I’m Jo Gakonga from ELT training.com and I’m a great proponent of evidence-based reflection… and this means recording yourself. If you’re online, it’s super-easy of course. If you’re in a classroom, just audio recording on your phone will do the job. Obviously you have to ask your learners’ permission to do this, but if you explain to them that it’s just for you and it won’t go on YouTube, I think most people are unlikely to refuse.

OK. You’ve recorded a class. Now what? Here’s an exercise to do to investigate your teacher talk. This is a big one. I hold my hand up, I am prone to talk more than I need to in class, and teacher talk can be useful and necessary for many different things, but if you want your learners to learn to swim, they’ve got to be in the pool and if you want them to learn to speak, they’ve got to be the ones talking. So let’s look at this.

This exercise is quite simple and it’s objective, which makes it helpful, I’ve found… but it might be quite an eye opener.

You’re going to listen back to your lesson. Not all of it. Just 20 minutes. If that’s too much, try 15 or even 10 but do it. It probably won’t be comfortable- if you’ve ever done this before you’ll know that we never like what we see of ourselves on video but try to get over that.

I want you to do something very simple. Every minute, on the minute, mark on a grid who is talking.
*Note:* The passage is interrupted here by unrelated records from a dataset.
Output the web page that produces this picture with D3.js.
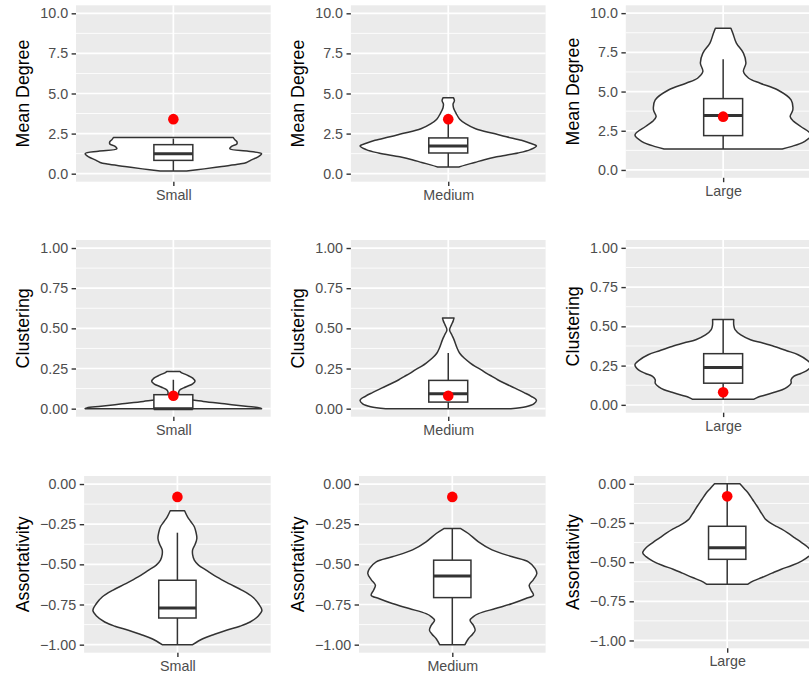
<!DOCTYPE html>
<html>
<head>
<meta charset="utf-8">
<script src="https://cdn.jsdelivr.net/npm/d3@7"></script>
<style>
body { margin: 0; background: #fff; }
svg { display: block; font-family: "Liberation Sans", Arial, sans-serif; }
</style>
</head>
<body>
<svg id="chart"></svg>
<script>
var width = 809;
var height = 674;

var sizes = ["Small", "Medium", "Large"];
var metrics = ["Mean Degree", "Clustering", "Assortativity"];
var metricLimits = [[0, 10], [0, 1], [-1, 0]];
var metricTicks = [[0, 2.5, 5, 7.5, 10], [0, 0.25, 0.5, 0.75, 1], [-1, -0.75, -0.5, -0.25, 0]];
var metricFormats = [".1f", ".2f", ".2f"];
// red point = value of the observed network
var observed = [3.4, 0.08, -0.08];

// violin outlines: [value, relative half width]
var violinDegree = [
  [[0.17,0.15],[0.3,0.35],[0.45,0.55],[0.6,0.75],[0.7,0.83],[0.85,0.88],[1.05,0.96],[1.25,1.0],[1.4,0.85],[1.55,0.64],[1.7,0.66],[1.85,0.72],[2.0,0.72],[2.1,0.7],[2.25,0.68]],
  [[0.42,0.12],[0.55,0.2],[0.7,0.3],[0.875,0.41],[1.05,0.55],[1.29,0.79],[1.5,0.93],[1.73,1.0],[1.9,0.93],[2.08,0.83],[2.3,0.66],[2.5,0.52],[2.8,0.31],[3.1,0.2],[3.4,0.13],[3.75,0.09],[4.1,0.06],[4.35,0.055],[4.55,0.07],[4.73,0.06]],
  [[1.34,0.67],[1.49,0.77],[1.81,0.92],[2.23,1.0],[2.77,0.88],[3.1,0.8],[3.4,0.76],[3.83,0.79],[4.47,0.77],[5.1,0.62],[5.53,0.42],[5.85,0.29],[6.28,0.23],[6.81,0.258],[7.45,0.23],[8.09,0.15],[8.72,0.11],[9.04,0.088]]
];
var violinClustering = [
  [[0,1.0],[0.005,0.98],[0.015,0.82],[0.03,0.58],[0.045,0.34],[0.06,0.15],[0.075,0.08],[0.095,0.06],[0.115,0.07],[0.135,0.14],[0.155,0.22],[0.17,0.245],[0.19,0.22],[0.21,0.15],[0.225,0.09],[0.232,0.075]],
  [[0,0.71],[0.012,0.88],[0.03,0.97],[0.052,1.0],[0.077,0.94],[0.1,0.86],[0.129,0.75],[0.155,0.65],[0.18,0.56],[0.2,0.5],[0.218,0.44],[0.243,0.37],[0.265,0.3],[0.284,0.25],[0.315,0.18],[0.345,0.13],[0.378,0.1],[0.43,0.065],[0.46,0.04],[0.49,0.015],[0.52,0.035],[0.545,0.055],[0.564,0.065]],
  [[0.036,0.35],[0.05,0.4],[0.06,0.46],[0.08,0.58],[0.096,0.67],[0.115,0.73],[0.138,0.77],[0.16,0.77],[0.181,0.8],[0.2,0.88],[0.223,0.96],[0.255,1.0],[0.285,0.95],[0.319,0.85],[0.345,0.72],[0.372,0.58],[0.395,0.44],[0.415,0.31],[0.445,0.2],[0.479,0.135],[0.51,0.12],[0.543,0.12]]
];
var violinAssort = [
  [[-1.0,0.18],[-0.963,0.3],[-0.935,0.44],[-0.91,0.58],[-0.885,0.74],[-0.859,0.86],[-0.82,0.96],[-0.786,1.0],[-0.745,0.96],[-0.703,0.89],[-0.66,0.76],[-0.62,0.61],[-0.58,0.47],[-0.536,0.34],[-0.505,0.25],[-0.474,0.2],[-0.44,0.18],[-0.41,0.18],[-0.375,0.21],[-0.339,0.23],[-0.3,0.22],[-0.266,0.2],[-0.235,0.16],[-0.204,0.12],[-0.166,0.085]],
  [[-1.0,0.15],[-0.963,0.19],[-0.935,0.24],[-0.91,0.27],[-0.88,0.25],[-0.848,0.21],[-0.825,0.25],[-0.807,0.31],[-0.775,0.51],[-0.744,0.71],[-0.713,0.87],[-0.692,0.96],[-0.66,0.93],[-0.63,0.91],[-0.595,0.96],[-0.557,1.0],[-0.526,0.98],[-0.484,0.9],[-0.453,0.71],[-0.41,0.47],[-0.36,0.31],[-0.308,0.19],[-0.277,0.1]],
  [[-0.641,0.245],[-0.62,0.31],[-0.598,0.41],[-0.57,0.53],[-0.545,0.64],[-0.52,0.77],[-0.493,0.88],[-0.465,0.96],[-0.44,1.0],[-0.408,0.96],[-0.375,0.88],[-0.345,0.8],[-0.315,0.72],[-0.288,0.64],[-0.265,0.56],[-0.249,0.51],[-0.225,0.45],[-0.2,0.42],[-0.175,0.39],[-0.14,0.35],[-0.1,0.3],[-0.06,0.25],[-0.03,0.2],[0,0.15]]
];
var violins = [violinDegree, violinClustering, violinAssort];

// [lower whisker, q1, median, q3, upper whisker]
var boxDegree = [[0.17,0.83,1.25,1.81,2.19],[0.42,1.29,1.73,2.23,3.2],[1.34,2.19,3.47,4.55,7.06]];
var boxClustering = [[0,0,0,0.087,0.18],[0,0.041,0.093,0.176,0.346],[0.036,0.138,0.238,0.326,0.543]];
var boxAssort = [[-1,-0.834,-0.771,-0.599,-0.303],[-1,-0.707,-0.572,-0.474,-0.277],[-0.641,-0.482,-0.408,-0.271,0]];
var boxes = [boxDegree, boxClustering, boxAssort];

// layout of the 3x3 grid (each cell was its own ggplot)
var colRight = [270.7, 545.6, 820.5];
var titleX = [22.5, 297.5, 572.5];
var rowLayout = [
  {top: 5.3, bottom: [181.7, 181.7, 177.8], w: 194.7},
  {top: 240, bottom: [416.7, 416.7, 412.7], w: 194.7},
  {top: 476, bottom: [652.7, 652.7, 648.3], w: 186.6}
];

var ink = "#333333";
var tickFont = 14.3;

var svg = d3.select("#chart")
    .attr("width", width)
    .attr("height", height);

metrics.forEach(function(metric, r) {
  sizes.forEach(function(size, c) {
    var lay = rowLayout[r];
    var x1 = colRight[c], x0 = x1 - lay.w;
    var top = lay.top, bottom = lay.bottom[c];
    var lim = metricLimits[r];
    var pad = (lim[1] - lim[0]) * 0.05;

    var yScale = d3.scaleLinear()
        .domain([lim[0] - pad, lim[1] + pad])
        .range([bottom, top]);
    var xScale = d3.scalePoint()
        .domain([size])
        .range([x0, x1])
        .padding(0.5);
    var halfWidth = d3.scaleLinear()
        .domain([0, 1])
        .range([0, lay.w * 0.453]);
    var boxHalf = lay.w * 0.1;
    var cx = xScale(size);

    var g = svg.append("g");

    g.append("rect")
        .attr("x", x0).attr("y", top)
        .attr("width", x1 - x0).attr("height", bottom - top)
        .attr("fill", "#EBEBEB");

    var ticks = metricTicks[r];
    var minor = d3.pairs(ticks).map(p => (p[0] + p[1]) / 2);

    g.selectAll(".minor")
      .data(minor)
      .enter()
      .append("line")
        .attr("x1", x0).attr("x2", x1)
        .attr("y1", d => yScale(d)).attr("y2", d => yScale(d))
        .attr("stroke", "#fff")
        .attr("stroke-width", 0.85);
    g.selectAll(".major")
      .data(ticks)
      .enter()
      .append("line")
        .attr("x1", x0).attr("x2", x1)
        .attr("y1", d => yScale(d)).attr("y2", d => yScale(d))
        .attr("stroke", "#fff")
        .attr("stroke-width", 1.7);
    g.append("line")
        .attr("x1", cx).attr("x2", cx)
        .attr("y1", top).attr("y2", bottom)
        .attr("stroke", "#fff")
        .attr("stroke-width", 1.7);

    // violin
    var area = d3.area()
        .curve(d3.curveCatmullRom)
        .y(d => yScale(d[0]))
        .x0(d => cx - halfWidth(d[1]))
        .x1(d => cx + halfWidth(d[1]));
    g.append("path")
        .datum(violins[r][c])
        .attr("d", area)
        .attr("fill", "#fff")
        .attr("stroke", ink)
        .attr("stroke-width", 1.5)
        .attr("stroke-linejoin", "round");

    // box plot
    var b = boxes[r][c];
    g.append("line")
        .attr("x1", cx).attr("x2", cx)
        .attr("y1", yScale(b[0])).attr("y2", yScale(b[1]))
        .attr("stroke", ink).attr("stroke-width", 1.5);
    g.append("line")
        .attr("x1", cx).attr("x2", cx)
        .attr("y1", yScale(b[3])).attr("y2", yScale(b[4]))
        .attr("stroke", ink).attr("stroke-width", 1.5);
    g.append("rect")
        .attr("x", cx - boxHalf)
        .attr("y", yScale(b[3]))
        .attr("width", boxHalf * 2)
        .attr("height", yScale(b[1]) - yScale(b[3]))
        .attr("fill", "#fff")
        .attr("stroke", ink)
        .attr("stroke-width", 1.5);
    g.append("line")
        .attr("x1", cx - boxHalf).attr("x2", cx + boxHalf)
        .attr("y1", yScale(b[2])).attr("y2", yScale(b[2]))
        .attr("stroke", ink).attr("stroke-width", 3);

    g.append("circle")
        .attr("cx", cx)
        .attr("cy", yScale(observed[r]))
        .attr("r", 5.3)
        .attr("fill", "#FF0000");

    // axes
    var yAxis = d3.axisLeft(yScale)
        .tickValues(ticks)
        .tickFormat(d3.format(metricFormats[r]))
        .tickSize(4.4)
        .tickPadding(3.5);
    var xAxis = d3.axisBottom(xScale)
        .tickSize(4.4)
        .tickPadding(3.5);

    var ya = g.append("g")
        .attr("transform", `translate(${x0},0)`)
        .call(yAxis);
    var xa = g.append("g")
        .attr("transform", `translate(0,${bottom})`)
        .call(xAxis);
    [ya, xa].forEach(function(a) {
      a.select(".domain").remove();
      a.selectAll(".tick line").attr("stroke", ink).attr("stroke-width", 1.4);
      a.selectAll(".tick text")
          .attr("fill", "#4D4D4D")
          .attr("font-size", tickFont)
          .attr("font-family", "Liberation Sans, Arial, sans-serif");
    });

    g.append("text")
        .attr("transform", `translate(${titleX[c]},${(top + bottom) / 2}) rotate(-90)`)
        .attr("text-anchor", "middle")
        .attr("dy", "0.35em")
        .attr("font-size", 17.8)
        .attr("fill", "#000")
        .text(metric);
  });
});
</script>
</body>
</html>
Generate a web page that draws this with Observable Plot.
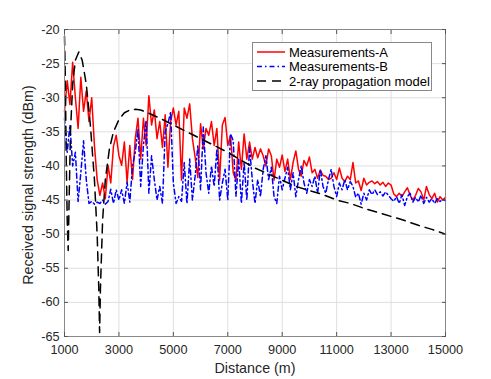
<!DOCTYPE html>
<html><head><meta charset="utf-8">
<script src="https://cdn.jsdelivr.net/npm/d3@7"></script>
<script src="https://cdn.jsdelivr.net/npm/@observablehq/plot@0.6"></script>
<style>
body{margin:0;background:#fff;}
#chart{position:relative;width:491px;height:379px;}
</style></head><body><div id="chart"></div>
<script>
const distance = [1000,1100,1200,1300,1400,1500,1600,1700,1800,1900,2000,2100,2200,2300,2400,2500,2600,2700,2800,2900,
3000,3100,3200,3300,3400,3500,3600,3700,3800,3900,4000,4100,4200,4300,4400,4500,4600,4700,4800,4900,
5000,5100,5200,5300,5400,5500,5600,5700,5800,5900,6000,6100,6200,6300,6400,6500,6600,6700,6800,6900,
7000,7100,7200,7300,7400,7500,7600,7700,7800,7900,8000,8100,8200,8300,8400,8500,8600,8700,8800,8900,
9000,9100,9200,9300,9400,9500,9600,9700,9800,9900,10000,10100,10200,10300,10400,10500,10600,10700,10800,10900,
11000,11100,11200,11300,11400,11500,11600,11700,11800,11900,12000,12100,12200,12300,12400,12500,12600,12700,12800,12900,
13000,13100,13200,13300,13400,13500,13600,13700,13800,13900,14000,14100,14200,14300,14400,14500,14600,14700,14800,14900,15000];

const measA = [-32,-27.5,-31,-24.8,-30,-34.5,-27,-32,-29,-33.5,-30,-37,-42,-44.3,-42.5,-44.8,-39.9,-42.5,-37.1,-35.5,
-38.5,-39.9,-36.5,-42.4,-37,-42,-36,-33,-39,-33,-37,-29.7,-34,-31.8,-36,-33.5,-37.3,-32.5,-40.2,-33.5,
-31.5,-34,-32,-42.1,-31.5,-33,-30.9,-36,-38.7,-41.7,-33.8,-37.5,-34.5,-35.5,-33.5,-37,-34.5,-42.1,-34,-32.9,
-37,-35.5,-41,-42.1,-36.5,-40.5,-35.3,-39,-36.5,-39,-37.3,-38.8,-37.5,-38.5,-40,-37.5,-38.5,-42.1,-39,-40.2,
-38.4,-40.8,-39,-42,-39.5,-37.8,-40.5,-41.5,-39.2,-40,-38.7,-41,-40.5,-41.8,-40.6,-41.4,-41.5,-42,-41.8,-41,
-42,-40.3,-41.8,-42.3,-41.5,-42,-39.5,-42.5,-42.2,-43.6,-41.8,-42.8,-42.4,-42.2,-42.6,-42.3,-42.8,-42.4,-43,-42.5,
-42.8,-44.1,-44.5,-44,-44.5,-43.8,-43.2,-44.3,-45,-44.3,-43.3,-43.8,-45,-43,-44.2,-44.8,-44,-45.3,-44.5,-45,-44.6];

const measB = [-33,-38,-34,-40,-38,-45.2,-41,-36.3,-42,-45.5,-45.2,-45.6,-45.3,-45.5,-45,-45.6,-45.2,-43.4,-45.5,-43.5,
-45,-43.5,-45.5,-42.4,-45.3,-39.9,-38,-34.6,-43,-37,-33.3,-44,-38.5,-42,-45,-43,-45.5,-35,-33.8,-32.1,
-42.5,-45.5,-44.5,-45.2,-39.5,-45.5,-39,-45,-41.5,-37,-43.5,-34.3,-41,-44,-40,-43,-37.5,-45,-42.5,-40.5,
-45,-35.3,-36.3,-44.5,-39,-45.5,-39.5,-45,-37.3,-42,-45.5,-42,-44.5,-40.5,-38.5,-42,-40.2,-44.5,-45.5,-41.5,
-43.5,-41.8,-40.2,-43.5,-41,-44.5,-42,-40,-42.5,-44,-42,-43,-41.5,-44,-40.5,-43,-44,-42,-40.5,-43,
-44.5,-42.5,-43.5,-42,-43.5,-42.3,-43,-44.6,-44,-45.6,-44,-45,-43.5,-44.2,-43.5,-44.2,-43.8,-44.4,-43.8,-44.3,
-44.8,-45.2,-44.5,-45.5,-44.2,-45.8,-44.5,-44,-45.3,-44.6,-45.3,-44.3,-45.5,-44.6,-45.3,-44.8,-45.5,-44.8,-45.2,-44.9,-45.1];

const modelDistance = [1000,1030,1060,1100,1136,1170,1220,1300,1400,1525,1650,1800,1950,2100,2200,2260,2290,2320,2400,2500,
2650,2800,3000,3200,3400,3609,3800,4000,4500,5000,5500,6000,6500,7000,7500,8000,8500,9000,9500,10000,
10500,11000,11500,12000,12500,13000,13500,14000,14500,15000];
const modelRss = [-21,-27,-38,-48,-52.4,-45,-35,-28,-24.5,-23.3,-24.5,-28,-34,-42,-50,-58,-64.4,-58,-48,-42,
-37.5,-35,-33.2,-32.2,-31.8,-31.7,-31.8,-32.1,-33,-34,-35,-36,-37,-38,-39.2,-40.3,-41.2,-42.1,-43,-43.6,
-44.2,-45,-45.5,-46.2,-46.8,-47.4,-48,-48.7,-49.3,-50];

const xTicks = [1000,3000,5000,7000,9000,11000,13000,15000];
const yTicks = [-65,-60,-55,-50,-45,-40,-35,-30,-25,-20];
const seriesNames = ["Measurements-A","Measurements-B","2-ray propagation model"];
const xLabel = "Distance (m)";
const yLabel = "Received signal strength (dBm)";

const rowsA = distance.map((d, i) => ({d, v: measA[i]}));
const rowsB = distance.map((d, i) => ({d, v: measB[i]}));
const rowsM = modelDistance.map((d, i) => ({d, v: modelRss[i]}));

const font = "'Liberation Sans', Arial, Helvetica, sans-serif";
const axisColor = "#555";

const plot = Plot.plot({
  width: 491, height: 379,
  marginLeft: 64, marginRight: 46, marginTop: 29, marginBottom: 43,
  style: {fontFamily: font, fontSize: "12.7px", color: "#262626", background: "#fff"},
  x: {domain: [1000, 15000]},
  y: {domain: [-65, -20]},
  marks: [
    Plot.gridX(xTicks, {stroke: "#dfdfdf", strokeOpacity: 1}),
    Plot.gridY(yTicks, {stroke: "#dfdfdf", strokeOpacity: 1}),
    Plot.line(rowsA, {x: "d", y: "v", stroke: "#ff0000", strokeWidth: 1.5}),
    Plot.line(rowsB, {x: "d", y: "v", stroke: "#0000ff", strokeWidth: 1.5, strokeDasharray: "5,3,1.5,3"}),
    Plot.line(rowsM, {x: "d", y: "v", stroke: "#000", strokeWidth: 1.5, strokeDasharray: "9,6"}),
    Plot.frame({stroke: "#888", strokeWidth: 1}),
    Plot.axisX(xTicks, {anchor: "bottom", tickSize: -4, tickPadding: 12, label: null, stroke: axisColor, tickFormat: d => String(d), fill: "#262626"}),
    Plot.axisX(xTicks, {anchor: "top", tickSize: -4, label: null, stroke: axisColor, tickFormat: () => ""}),
    Plot.axisY(yTicks, {anchor: "left", tickSize: -4, tickPadding: 9, label: null, stroke: axisColor, tickFormat: d => String(d), fill: "#262626"}),
    Plot.axisY(yTicks, {anchor: "right", tickSize: -4, label: null, stroke: axisColor, tickFormat: () => ""}),
    Plot.text([xLabel], {frameAnchor: "bottom", dy: 32, lineAnchor: "middle", textAnchor: "middle", text: d => d, fontSize: 14.3, fill: "#262626"}),
    Plot.text([yLabel], {frameAnchor: "left", dx: -36, dy: 2, rotate: -90, lineAnchor: "middle", textAnchor: "middle", text: d => d, fontSize: 14.3, fill: "#262626"})
  ]
});

document.getElementById("chart").appendChild(plot);

// Legend inside the axes (upper right)
const svg = d3.select(plot);
const lg = svg.append("g").attr("font-family", font).attr("font-size", 13).attr("fill", "#000").attr("text-anchor", "start");
lg.append("rect").attr("x", 252.5).attr("y", 42.5).attr("width", 179).attr("height", 48)
  .attr("fill", "#fff").attr("stroke", "#888").attr("stroke-width", 1);
const legendStyles = [
  {stroke: "#ff0000", dash: null},
  {stroke: "#0000ff", dash: "5,3,1.5,3"},
  {stroke: "#000", dash: "9,6"}
];
seriesNames.forEach((name, i) => {
  const cy = 52 + i * 14.5;
  lg.append("line").attr("x1", 257).attr("x2", 285).attr("y1", cy).attr("y2", cy)
    .attr("stroke", legendStyles[i].stroke).attr("stroke-width", 1.5)
    .attr("stroke-dasharray", legendStyles[i].dash);
  lg.append("text").attr("x", 289).attr("y", cy).attr("dy", "0.35em").attr("text-anchor", "start").text(name);
});
</script>
</body></html>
Is it you, is it one of the learners (and which one?) are they working individually and silently, or are they working in pairs or in breakout rooms? You could use a chart like this.

Every minute, on the minute. If you like, you can use a timer like this one on YouTube- it beeps every minute. https://www.youtube.com/watch?v=Y-AYC3_DbpY Now, don’t cheat. Don’t think ‘well, I’m speaking now but I’d nearly finished’ etc. Every minute, on the minute mark who is speaking.

When you’ve done this, think about whether all of your talk was necessary or useful and if it wasn’t, what could you do to reduce it. Also think about what you could do to increase speaking practice for them. This will probably involve increasing tasks in pairs or groups (in BORs if you’re online).

I hope that this little exercise is interesting and helpful – try doing it every week and see if you can see any changes – and good luck!